# Lab #3

Data exploration is a crucial step in the AI/ML pipeline. Before we dive into complex algorithms, we need to understand the basics of our dataset. This process involves:

- Summarizing the main characteristics of the dataset
- Detecting any anomalies or outliers that may affect model performance
- Unveiling the structure and patterns in the data by visualizing 

We will use these Python librares: pandas for data exploration, matplotlib and seaborn for visualization

In [None]:
import pandas as pd
import seaborn as sns
import matplotlib.pyplot as plt
from sklearn.preprocessing import StandardScaler

## Data Loading

- Here, we load the Iris dataset using Pandas.

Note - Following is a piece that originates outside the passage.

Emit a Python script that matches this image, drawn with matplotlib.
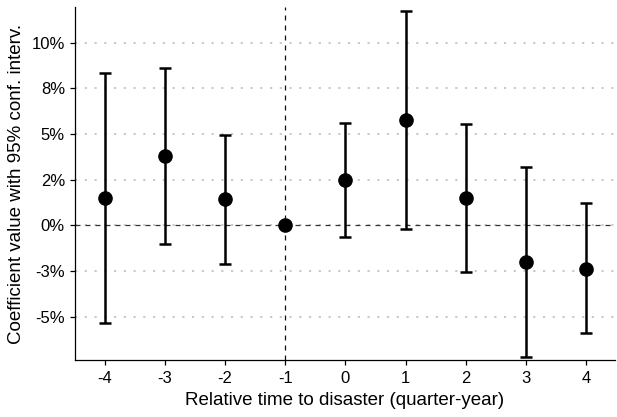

We use the 'head', 'info', and 'describe' methods to get an initial understanding of the dataset's structure, data types, and some basic statistical details.

In [None]:
# Load the dataset
df = pd.read_csv('data/iris_dataset.csv')

# Initial exploration
print(df.info())
print(df.describe())
df

## Data Cleaning and Preprocessing

- Missing values can significantly affect the performance of ML models. We handle them by imputing using the mean of each column. This is a simple strategy, but there are more sophisticated methods available. Normalization is crucial when features have different scales, as it standardizes the range of independent variables.

In [None]:
# Handling missing values - Simple Imputation
df.fillna(df.mean(), inplace=True)

# Check if there are any missing values left
print(df.isna().sum())

# Normalization (if necessary)
scaler = StandardScaler()
df_scaled = pd.DataFrame(scaler.fit_transform(df.drop('target', axis=1)), columns=df.columns[:-1])
df_scaled['target'] = df['target']
df_scaled

## Descriptive Statistical Analysis

- Descriptive statistics provide important insights into the data. Mean and median offer information about the central tendency, while standard deviation tells us about the spread of the data. These metrics are foundational for understanding any dataset.

In [None]:
# Basic statistics
print("Mean:\n", df.mean())
print("Median:\n", df.median())
print("Standard Deviation:\n", df.std())

## Data Visualization

- Visualization is key to understanding the distribution and relationship between variables. Histograms show the distribution of each feature, box plots highlight outliers, and scatter plots (using pairplot) reveal the relationships between pairs of features, colored by the target variable.

In [None]:
# Histograms for feature distributions
df.hist(figsize=(10, 8))
plt.show()

# Box plots to identify outliers
df.boxplot(figsize=(10, 8))
plt.show()

# Scatter plot (advanced)
sns.pairplot(df, hue='target', kind="kde")
plt.show()